Jakarta - Pengamat hukum tata negara dari Universitas Nusa Cendana (Undana) Kupang, Johanes Tuba Helan menyebut wacana kewenangan Komisi Pemberantasan Korupsi (KPK) menerbitkan Surat Perintah Penghentian Penyidikan (SP3) dalam poin yang tertuang pada revisi UU KPK disebut tidak perlu.
Menurut dia, wacana akan adanya SP3 terhadap kasus yang sedang dalam penyelidikan dirasakan akan membuat KPK menjadi hati-hati menangani kasus yang digulirkan aktor besar dan berskala lintas negara karena memerlukan waktu yang panjang ketika menanganinya.
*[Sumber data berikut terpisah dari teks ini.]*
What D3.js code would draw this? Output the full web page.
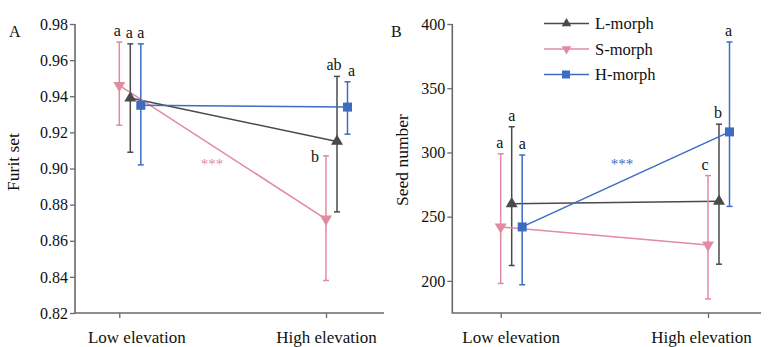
<!DOCTYPE html>
<html lang="en">
<head>
<meta charset="UTF-8">
<title>Fruit set and seed number</title>
<script src="https://d3js.org/d3.v7.min.js"></script>
<style>
  body { margin: 0; background: #fff; }
  svg text { font-family: "Liberation Serif", "DejaVu Serif", serif; fill: #111; }
</style>
</head>
<body>
<div id="chart"></div>
<script>
// categories and series
const categories = ["Low elevation", "High elevation"];
const series = ["L-morph", "S-morph", "H-morph"];
const colors = ["#4a4a4a", "#e28aa2", "#3d6cc0"];

// panel A: fruit set (mean, lower, upper), one array per morph, [low, high]
const fruitMean = [[0.939, 0.915], [0.946, 0.872], [0.935, 0.934]];
const fruitLow  = [[0.909, 0.876], [0.924, 0.838], [0.902, 0.919]];
const fruitHigh = [[0.969, 0.951], [0.970, 0.907], [0.969, 0.948]];
const fruitLetters = [["a", "ab"], ["a", "b"], ["a", "a"]];
const fruitTicks = [0.82, 0.84, 0.86, 0.88, 0.90, 0.92, 0.94, 0.96, 0.98];

// panel B: seed number
const seedMean = [[260, 262], [242, 228], [242, 316]];
const seedLow  = [[212, 213], [198, 186], [197, 258]];
const seedHigh = [[320, 322], [299, 282], [298, 386]];
const seedLetters = [["a", "b"], ["a", "c"], ["a", "a"]];
const seedTicks = [200, 250, 300, 350, 400];

const width = 768, height = 347;
const svg = d3.select("#chart").append("svg")
  .attr("width", width).attr("height", height);

const axisColor = "#6a6a6a";
const serif = "Liberation Serif, DejaVu Serif, serif";
const dodge = [11, 0, 21.5];   // horizontal offset of each morph from the tick

function panel(opt) {
  const g = svg.append("g");
  const y = d3.scaleLinear().domain(opt.domain).range([313, 24]);
  const x = d3.scalePoint().domain(categories).range(opt.xr);

  // y axis
  const ya = g.append("g").attr("transform", `translate(${opt.left},0)`)
    .call(d3.axisLeft(y).tickValues(opt.ticks).tickFormat(opt.fmt).tickSize(5).tickSizeOuter(0))
    .attr("font-family", serif);
  ya.select(".domain").remove();
  ya.selectAll("line").attr("stroke", axisColor).attr("stroke-width", 1.3);
  ya.selectAll("text").attr("font-size", 16).attr("x", -7).attr("fill", "#111");

  // x axis
  const xa = g.append("g").attr("transform", "translate(0,313)")
    .call(d3.axisBottom(x).tickSize(5).tickSizeOuter(0))
    .attr("font-family", serif);
  xa.select(".domain").remove();
  xa.selectAll("line").attr("stroke", axisColor).attr("stroke-width", 1.3);
  xa.selectAll("text").attr("font-size", 17).attr("dy", "1.3em")
    .attr("dx", (d, i) => opt.labelDx[i]).attr("fill", "#111");

  // axis lines
  g.append("path")
    .attr("d", `M${opt.left},${y(opt.domain[1])}V313H${opt.right}`)
    .attr("fill", "none").attr("stroke", axisColor).attr("stroke-width", 1.6);

  // axis title and panel letter
  g.append("text").attr("transform", `translate(${opt.titleX},${opt.titleY}) rotate(-90)`)
    .attr("text-anchor", "middle").attr("font-size", 17.5).text(opt.title);
  g.append("text").attr("x", opt.panelX).attr("y", 37).attr("font-size", 16).text(opt.panel);

  const px = (i, j) => x(categories[j]) + dodge[i];

  series.forEach((s, i) => {
    const c = colors[i];
    // connecting line
    g.append("path")
      .datum(opt.mean[i])
      .attr("d", d3.line().x((d, j) => px(i, j)).y(d => y(d)))
      .attr("fill", "none").attr("stroke", c).attr("stroke-width", 1.5);

    // error bars
    categories.forEach((cat, j) => {
      const cx = px(i, j), lo = y(opt.lo[i][j]), hi = y(opt.hi[i][j]);
      g.append("line").attr("x1", cx).attr("x2", cx).attr("y1", lo).attr("y2", hi)
        .attr("stroke", c).attr("stroke-width", 1.5);
      [lo, hi].forEach(v => g.append("line").attr("x1", cx - 3).attr("x2", cx + 3)
        .attr("y1", v).attr("y2", v).attr("stroke", c).attr("stroke-width", 1.5));
    });
  });

  // markers on top
  series.forEach((s, i) => {
    const c = colors[i];
    categories.forEach((cat, j) => {
      const cx = px(i, j), cy = y(opt.mean[i][j]);
      if (i === 2) {
        g.append("rect").attr("x", cx - 4.5).attr("y", cy - 4.5).attr("width", 9).attr("height", 9).attr("fill", c);
      } else {
        const sym = d3.symbol().type(d3.symbolTriangle).size(62);
        g.append("path").attr("d", sym())
          .attr("transform", `translate(${cx},${cy}) rotate(${i === 1 ? 180 : 0})`)
          .attr("fill", c);
      }
    });
  });

  // letters (small sideways nudges keep neighbours apart)
  series.forEach((s, i) => {
    categories.forEach((cat, j) => {
      const side = opt.side && opt.side[0] === i && opt.side[1] === j;
      const cx = px(i, j), top = y(opt.hi[i][j]);
      const nudge = opt.nudge ? opt.nudge[i][j] : 0;
      g.append("text")
        .attr("x", side ? cx - 11 : cx + nudge)
        .attr("y", side ? top + 6 : top - 6)
        .attr("text-anchor", "middle").attr("font-size", 16)
        .text(opt.letters[i][j]);
    });
  });

  // significance
  g.append("text").attr("x", opt.sig[0]).attr("y", opt.sig[1])
    .attr("text-anchor", "middle").attr("font-size", 15)
    .style("fill", colors[opt.sigSeries]).text("***");
  return g;
}

panel({
  domain: [0.82, 0.98], ticks: fruitTicks, fmt: d3.format(".2f"),
  left: 75, right: 384, xr: [119.3, 326], labelDx: [17, 0],
  mean: fruitMean, lo: fruitLow, hi: fruitHigh, letters: fruitLetters,
  nudge: [[-1, -3], [-2, 0], [0, 4]],
  title: "Furit set", titleX: 19, titleY: 162, panel: "A", panelX: 9,
  side: [1, 1], sig: [212, 169], sigSeries: 1
});

const pB = panel({
  domain: [175, 400], ticks: seedTicks, fmt: d3.format("d"),
  left: 452.3, right: 761, xr: [500.7, 708], labelDx: [10, -7],
  mean: seedMean, lo: seedLow, hi: seedHigh, letters: seedLetters,
  nudge: [[0, -1], [-1, -3], [0, -1]],
  title: "Seed number", titleX: 408, titleY: 160, panel: "B", panelX: 391,
  side: null, sig: [622, 169], sigSeries: 2
});

// legend
const legend = pB.append("g");
series.forEach((s, i) => {
  const ly = 23.5 + i * 25.5;
  legend.append("line").attr("x1", 544).attr("x2", 589).attr("y1", ly).attr("y2", ly)
    .attr("stroke", colors[i]).attr("stroke-width", 1.5);
  if (i === 2) {
    legend.append("rect").attr("x", 562).attr("y", ly - 4).attr("width", 8).attr("height", 8).attr("fill", colors[i]);
  } else {
    legend.append("path").attr("d", d3.symbol().type(d3.symbolTriangle).size(40)())
      .attr("transform", `translate(566.5,${ly}) rotate(${i === 1 ? 180 : 0})`)
      .attr("fill", colors[i]);
  }
  legend.append("text").attr("x", 595).attr("y", ly + 5.5).attr("font-size", 16.5).text(s);
});
</script>
</body>
</html>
Alasannya, KPK sudah diawasi oleh pengadilan di mana proses perkara korupsi diputuskan oleh pengadilan.
"Jadi kalau ada yang tidak menerima penetapan jadi tersangka oleh KPK, maka dapat menempuh praperadilan," kata Johanes Tuba di Kupang, Nusa Tenggara Timur (NTT), Senin, 16 September 2019, seperti dilansir dari Antara.
Eks Kepala Ombudsman Perwakilan NTB-NTT itu juga menyebut adanya wacana Dewan Pengawas untuk mengontrol kinerja KPK dinilainya tidak terlalu dibutuhkan. "Alasannya, KPK sudah diawasi oleh pengadilan di mana proses perkara korupsi diputuskan oleh pengadilan," kata Johanes.
Posisi Dewan Pengawas KPK, masuk dalam usulan revisi Undang-undang Nomor 30 Tahun 2002 tentang Revisi UU KPK yang saat ini tengah dibahas oleh pemerintah dan DPR.
"Sebenarnya KPK sudah diawasi oleh pengadilan karena proses perkara korupsi pada akhirnya diputus oleh pengadilan, apakah terbukti atau tidak," katanya.
Selama ini kinerja KPK sangat baik dibandingkan dengan institusi penegak hukum yang lain dalam melakukan pemberantasan korupsi di negeri ini. Sebab itu, tidak penting dibentuk Dewan Pengawas KPK yang bertugas mengawasi lembaga itu.